Monday was a wet and windy day. It was a day of all-day workshops, and I elected to get all the WPF done at once. Dave Wheeler gave an excellent presentation.
Interesting that desktop is far more entrenched than Silverlight, for a couple of reasons: firstly it has been out and stable for longer, and secondly that it has an niche (advanced or scalable desktop Windows user interfaces) for which there is no competitor, whereas Silverlight's is competing with flash and a lot of flavours of AJAX.
I came out with a much better overview of WCF. And more desire to use it.
Tuesday
Tuesday was a sunny day, and the conference had moved to the bottom levels of the Barbican. And grown much larger, with far more people, and vendor booths. The barbican is wonderful, huge labyrinth. This is the first year that the conference is in this larger venue. I got a few pieces of swag.
Excluding the staff, the gender ratio must have been about 50 male to 1 female.
David Wheeler gave the keynote speech, on Rich Internet Applications.
New tools since last DevWeek:
VS 2008 AJAX
Silverlight 1
On the way now:
ASP.NET – MVC, Data services
WPF Enhancements
Entity framework
We are looking at Software in the cloud
Social networking -> social change
Rich applications are driven by media and conversations.

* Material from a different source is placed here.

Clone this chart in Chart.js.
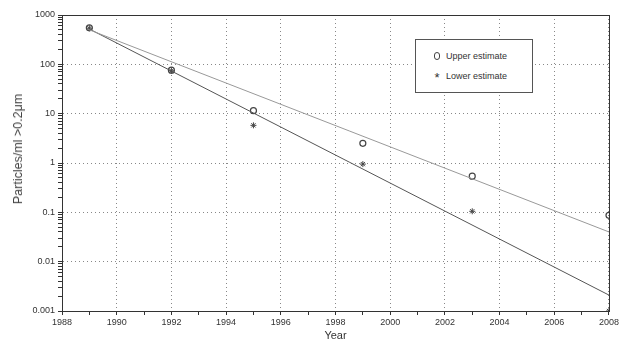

And we have to monetise the web - it has to pay for itself, by search placement and ads.
What is a RIA?
- data driven
- secure
- good performance
- Runs connected
- Engaging
Trade off Reach vs. richness.
HTML has the widest reach, least richness,
AJAX can be used for RIA with wider reach
Silverlight for RIA with slightly less reach, more richness
WinForms for richer, less reach. Not a RIA anymore.
WPF-> most richness, least reach.
The compelling thing about Silverlight is not flash developers using Silverlight, it is C# developers using Silverlight. There are a lot more C# developers. They can use existing skills. Unlike flash, can interact with the dev.
NBC Olympics will be a big stress test of SilverLight.
Then I was on on to track 2, in Cinema 3, Floor 4 for 10 ways to improve your code, Neal Ford, Thoughtworks. It was a good session, mostly ideas not code, but not dry. Ask me about the angry moneys some time. I should print out a "YAGNI" sign some time.
Daniel Moth gave us a tour of VS2008, and Alex Homer gave a session on the Enterprise Application block. It's not the most glamourous code, but it works very well. We use it, maybe should use it more. Version 4 is apparently out soon, and will include a Dependency Injection block.